DATASET CONTENT:
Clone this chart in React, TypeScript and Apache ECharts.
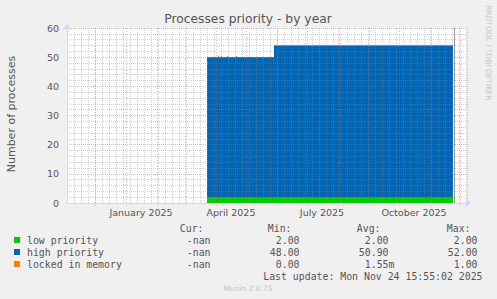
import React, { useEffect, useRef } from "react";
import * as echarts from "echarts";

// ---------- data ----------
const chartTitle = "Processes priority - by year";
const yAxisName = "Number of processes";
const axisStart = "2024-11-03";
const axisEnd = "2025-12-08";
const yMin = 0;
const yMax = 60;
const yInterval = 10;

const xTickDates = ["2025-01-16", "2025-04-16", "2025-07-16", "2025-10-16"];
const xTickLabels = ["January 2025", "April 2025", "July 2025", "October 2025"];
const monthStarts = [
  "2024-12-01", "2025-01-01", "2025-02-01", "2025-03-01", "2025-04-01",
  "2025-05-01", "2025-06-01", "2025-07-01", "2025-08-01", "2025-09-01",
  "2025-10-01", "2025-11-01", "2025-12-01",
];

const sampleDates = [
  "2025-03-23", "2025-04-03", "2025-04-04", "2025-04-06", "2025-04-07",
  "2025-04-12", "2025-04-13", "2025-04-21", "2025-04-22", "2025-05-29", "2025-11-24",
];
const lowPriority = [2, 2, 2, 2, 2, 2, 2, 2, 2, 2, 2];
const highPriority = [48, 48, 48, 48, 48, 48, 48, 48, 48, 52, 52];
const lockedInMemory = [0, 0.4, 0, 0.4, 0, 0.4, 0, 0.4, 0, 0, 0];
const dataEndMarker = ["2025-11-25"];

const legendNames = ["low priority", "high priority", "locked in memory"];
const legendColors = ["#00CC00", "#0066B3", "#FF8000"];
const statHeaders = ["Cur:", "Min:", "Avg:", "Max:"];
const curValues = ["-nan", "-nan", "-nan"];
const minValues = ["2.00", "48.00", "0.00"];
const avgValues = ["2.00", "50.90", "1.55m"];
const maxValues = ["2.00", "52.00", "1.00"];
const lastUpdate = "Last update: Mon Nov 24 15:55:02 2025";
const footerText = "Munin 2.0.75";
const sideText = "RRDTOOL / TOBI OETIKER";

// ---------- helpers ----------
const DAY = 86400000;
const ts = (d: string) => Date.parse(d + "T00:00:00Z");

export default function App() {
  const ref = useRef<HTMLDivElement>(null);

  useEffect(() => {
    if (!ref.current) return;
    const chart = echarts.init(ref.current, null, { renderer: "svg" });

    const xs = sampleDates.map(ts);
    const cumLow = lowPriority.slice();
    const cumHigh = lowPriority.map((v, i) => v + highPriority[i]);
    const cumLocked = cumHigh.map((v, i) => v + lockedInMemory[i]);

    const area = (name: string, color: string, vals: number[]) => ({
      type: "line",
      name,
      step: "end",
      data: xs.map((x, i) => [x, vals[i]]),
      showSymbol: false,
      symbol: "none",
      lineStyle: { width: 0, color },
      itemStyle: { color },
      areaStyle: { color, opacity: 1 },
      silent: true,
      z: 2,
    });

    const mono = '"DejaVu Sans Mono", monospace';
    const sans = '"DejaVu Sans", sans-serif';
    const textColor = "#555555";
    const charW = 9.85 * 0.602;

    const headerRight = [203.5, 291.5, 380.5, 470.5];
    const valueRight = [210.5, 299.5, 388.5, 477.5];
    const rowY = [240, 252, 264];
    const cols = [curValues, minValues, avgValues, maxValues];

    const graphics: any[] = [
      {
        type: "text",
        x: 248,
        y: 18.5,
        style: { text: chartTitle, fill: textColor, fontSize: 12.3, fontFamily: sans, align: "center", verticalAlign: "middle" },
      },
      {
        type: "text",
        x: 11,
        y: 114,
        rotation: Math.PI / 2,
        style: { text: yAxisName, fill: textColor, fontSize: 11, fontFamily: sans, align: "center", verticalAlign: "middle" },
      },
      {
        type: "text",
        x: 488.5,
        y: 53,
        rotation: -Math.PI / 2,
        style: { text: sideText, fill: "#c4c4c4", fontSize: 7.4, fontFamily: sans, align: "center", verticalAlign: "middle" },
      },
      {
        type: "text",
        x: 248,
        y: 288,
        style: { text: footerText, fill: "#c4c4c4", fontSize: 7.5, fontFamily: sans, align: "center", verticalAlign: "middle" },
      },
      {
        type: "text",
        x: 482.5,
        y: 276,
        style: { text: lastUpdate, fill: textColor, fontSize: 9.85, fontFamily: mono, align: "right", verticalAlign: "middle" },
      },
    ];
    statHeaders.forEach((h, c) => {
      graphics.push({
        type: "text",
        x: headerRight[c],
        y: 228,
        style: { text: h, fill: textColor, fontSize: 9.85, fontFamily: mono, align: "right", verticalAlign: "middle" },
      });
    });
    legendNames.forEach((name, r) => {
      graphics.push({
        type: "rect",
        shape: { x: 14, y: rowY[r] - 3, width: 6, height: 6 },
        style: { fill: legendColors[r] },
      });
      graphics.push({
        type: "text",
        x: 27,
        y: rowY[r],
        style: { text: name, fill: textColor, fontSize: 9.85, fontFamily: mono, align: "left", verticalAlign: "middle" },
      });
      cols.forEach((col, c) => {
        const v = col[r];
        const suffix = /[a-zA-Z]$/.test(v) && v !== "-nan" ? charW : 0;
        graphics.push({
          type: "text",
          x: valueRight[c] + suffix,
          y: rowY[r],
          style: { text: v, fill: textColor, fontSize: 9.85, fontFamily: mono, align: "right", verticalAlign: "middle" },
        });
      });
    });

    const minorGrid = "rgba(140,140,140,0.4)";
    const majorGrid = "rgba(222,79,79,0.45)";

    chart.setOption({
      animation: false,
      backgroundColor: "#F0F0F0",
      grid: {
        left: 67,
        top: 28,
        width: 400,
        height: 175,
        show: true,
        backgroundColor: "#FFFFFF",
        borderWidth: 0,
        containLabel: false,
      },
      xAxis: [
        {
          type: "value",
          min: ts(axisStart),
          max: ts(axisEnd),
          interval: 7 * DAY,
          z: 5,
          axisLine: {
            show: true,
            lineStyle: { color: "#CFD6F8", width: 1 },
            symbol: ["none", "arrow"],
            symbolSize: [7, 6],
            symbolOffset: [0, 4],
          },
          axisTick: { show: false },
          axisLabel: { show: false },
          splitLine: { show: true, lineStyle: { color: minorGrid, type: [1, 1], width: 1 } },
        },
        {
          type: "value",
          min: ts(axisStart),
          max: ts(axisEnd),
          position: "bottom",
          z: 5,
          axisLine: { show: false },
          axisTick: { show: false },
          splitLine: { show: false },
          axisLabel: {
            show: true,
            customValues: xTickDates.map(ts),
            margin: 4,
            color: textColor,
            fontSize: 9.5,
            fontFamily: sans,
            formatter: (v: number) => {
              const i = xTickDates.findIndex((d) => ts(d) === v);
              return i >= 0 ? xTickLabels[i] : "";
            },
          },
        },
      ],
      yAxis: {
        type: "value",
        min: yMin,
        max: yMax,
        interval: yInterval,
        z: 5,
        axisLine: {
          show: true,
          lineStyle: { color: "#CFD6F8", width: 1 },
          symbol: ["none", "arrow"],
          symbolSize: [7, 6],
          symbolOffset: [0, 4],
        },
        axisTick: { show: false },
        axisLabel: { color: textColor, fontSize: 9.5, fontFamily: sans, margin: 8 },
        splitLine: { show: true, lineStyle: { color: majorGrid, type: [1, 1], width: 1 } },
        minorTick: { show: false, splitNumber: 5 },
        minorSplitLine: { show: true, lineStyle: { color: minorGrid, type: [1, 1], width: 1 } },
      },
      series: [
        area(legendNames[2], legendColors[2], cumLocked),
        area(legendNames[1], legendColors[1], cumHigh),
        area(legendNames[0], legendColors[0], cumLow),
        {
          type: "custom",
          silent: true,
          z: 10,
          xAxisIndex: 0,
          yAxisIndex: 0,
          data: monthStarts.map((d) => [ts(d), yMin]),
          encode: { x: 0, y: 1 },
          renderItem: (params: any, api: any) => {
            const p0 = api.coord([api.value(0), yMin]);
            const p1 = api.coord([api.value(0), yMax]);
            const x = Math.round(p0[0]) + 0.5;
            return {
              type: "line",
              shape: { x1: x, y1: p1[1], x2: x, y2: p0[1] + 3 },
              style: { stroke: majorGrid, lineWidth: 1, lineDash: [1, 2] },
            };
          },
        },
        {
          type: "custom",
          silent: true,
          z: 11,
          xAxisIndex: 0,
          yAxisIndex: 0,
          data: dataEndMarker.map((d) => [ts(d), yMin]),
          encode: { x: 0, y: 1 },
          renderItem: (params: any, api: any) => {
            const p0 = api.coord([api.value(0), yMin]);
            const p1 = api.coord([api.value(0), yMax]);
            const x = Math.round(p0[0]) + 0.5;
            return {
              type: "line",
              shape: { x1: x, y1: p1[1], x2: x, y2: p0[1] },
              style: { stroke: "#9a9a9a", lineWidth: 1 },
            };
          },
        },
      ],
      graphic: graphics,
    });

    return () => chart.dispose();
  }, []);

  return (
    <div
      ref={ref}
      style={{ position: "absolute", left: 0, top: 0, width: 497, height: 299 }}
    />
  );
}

TASK INSTRUCTIONS: Leave out the pictures and repeat the lines from the start of the material through the line with "const yInterval = 10;", inclusive.

RESULT BELOW:
Clone this chart in React, TypeScript and Apache ECharts.
import React, { useEffect, useRef } from "react";
import * as echarts from "echarts";

// ---------- data ----------
const chartTitle = "Processes priority - by year";
const yAxisName = "Number of processes";
const axisStart = "2024-11-03";
const axisEnd = "2025-12-08";
const yMin = 0;
const yMax = 60;
const yInterval = 10;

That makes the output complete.